Review of "The Eye of the Artist: The Work of Devorah Sperber"
at the Brooklyn Museum
January 26- May 6, 2007 (exhibition extended through June 17
Art and Living Magazine
Issue 5, 2007

The Eye of the Artist: The Work of Devorah Sperber
The Brooklyn Museum, Brooklyn, New York

A feast of thought-provoking and eye-engaging art awaits visitors to the Brooklyn Museum, where New york artist Devorah Sperber is currently exhibiting five of her thread spool installations and two recent works composed of colored crystals. Fascinated by the connections between art, science, and technology, sperber deconstructs familiar images to address the way we think we see versus the way the brain processes visual information. "As a visual artist," Sperber explains, "I cannot think of a topic more stimulating and yet so basic as the act of seeing-- how the human brain makes sense of the visual world."

After The Mona Lisa 1, 2005, by Devorah Sperber

Devorah Sperber, After The Mona Lisa 1 (detail), 2005. Spools of thread, aluminum ball chain, hanging apparatus, acrylic viewing sphere and metal stand. Image courtesy of the artist.

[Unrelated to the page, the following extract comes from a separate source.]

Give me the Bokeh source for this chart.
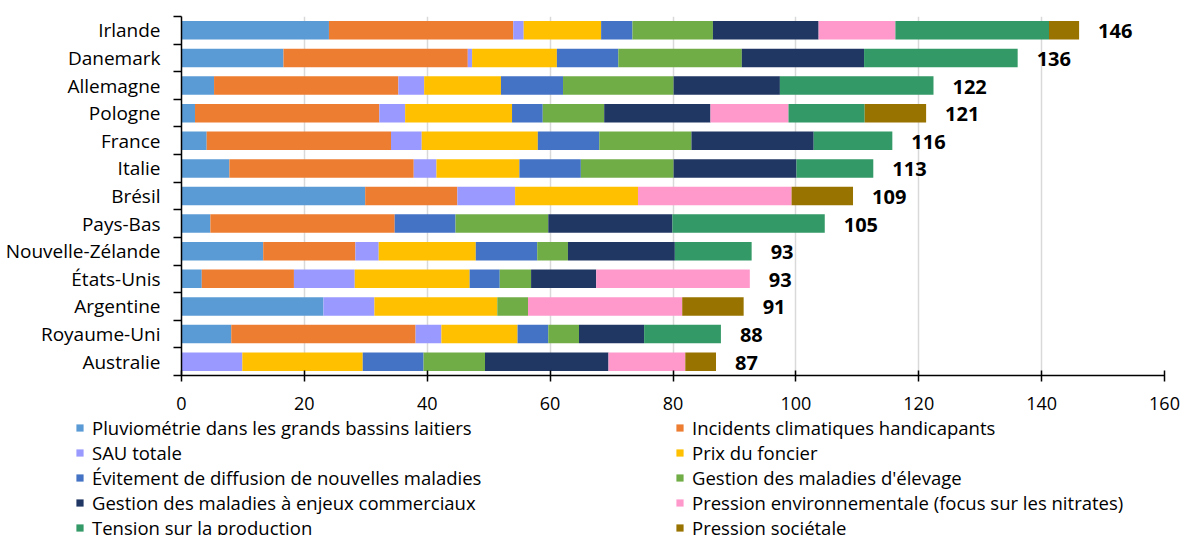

The Artist's unique process begins with reproducing images as computer-generated, pixilated diagrams; she then substitutes colored spools of thread for the pixels to recreate historical masterpieces as life-sized installations. The artist hangs the thread spool works upside down, a reference to the way the human eye inverts images onto the retina. From a few feet away, the compositions appear to be merely fields of color; however, once viewed with a viewing sphere that functions like the lens of the eye, each work becomes a clear reproduction of a famous painting.

After The Last Supper, 2005 by Devorah Sperber
Devorah Sperber: After the Last Supper (detail), 2005. Spools of thread, aluminum ball chain, hanging apparatus, acrylic viewing sphere and metal stand. Image courtesy of the artist.

Included in the Brooklyn Museum exhibition are full-scale recreations of Leonardo da Vinci's Mona Lisa and The Last Supper, as well as Pablo Picasso's Gertrude Stein and Jan van Eyck'ts Man in a Red Turban.

"The original mural is highly symmetrical with the right eye of the Christ figure as the single vanishing point from which all compositional elements project," says Sperber about After The Last Supper, an optical replication of da Vinci's similarly-titled work. "In my rendering, the vanishing point-- which is also Christ's right eye-- is slighly lower than eye level. Because the sphere rotates the imagery 180 degrees, viewers have the illusion of looking up at the image, replicating the orientation of viewers to the original mural."

In her two recent crystal works, Sperber addresses the *well-know phenomenon that, throughout the history of Western portraiture, one eye of the sitter is often located close to the vertical center of the composition. Sperber divides the original portrait along the central vertical axis and then mirrors the two remaining portions so that there are four portraits exhibited in the installation. To see the original portrait emerge,viewers are encouranged to step back an use a piece of paper to block out the two middle sections.

- John McCarthy

* Artist's Note:: Eye-centering in 3/4 view portrature is not a well-known phenomenon.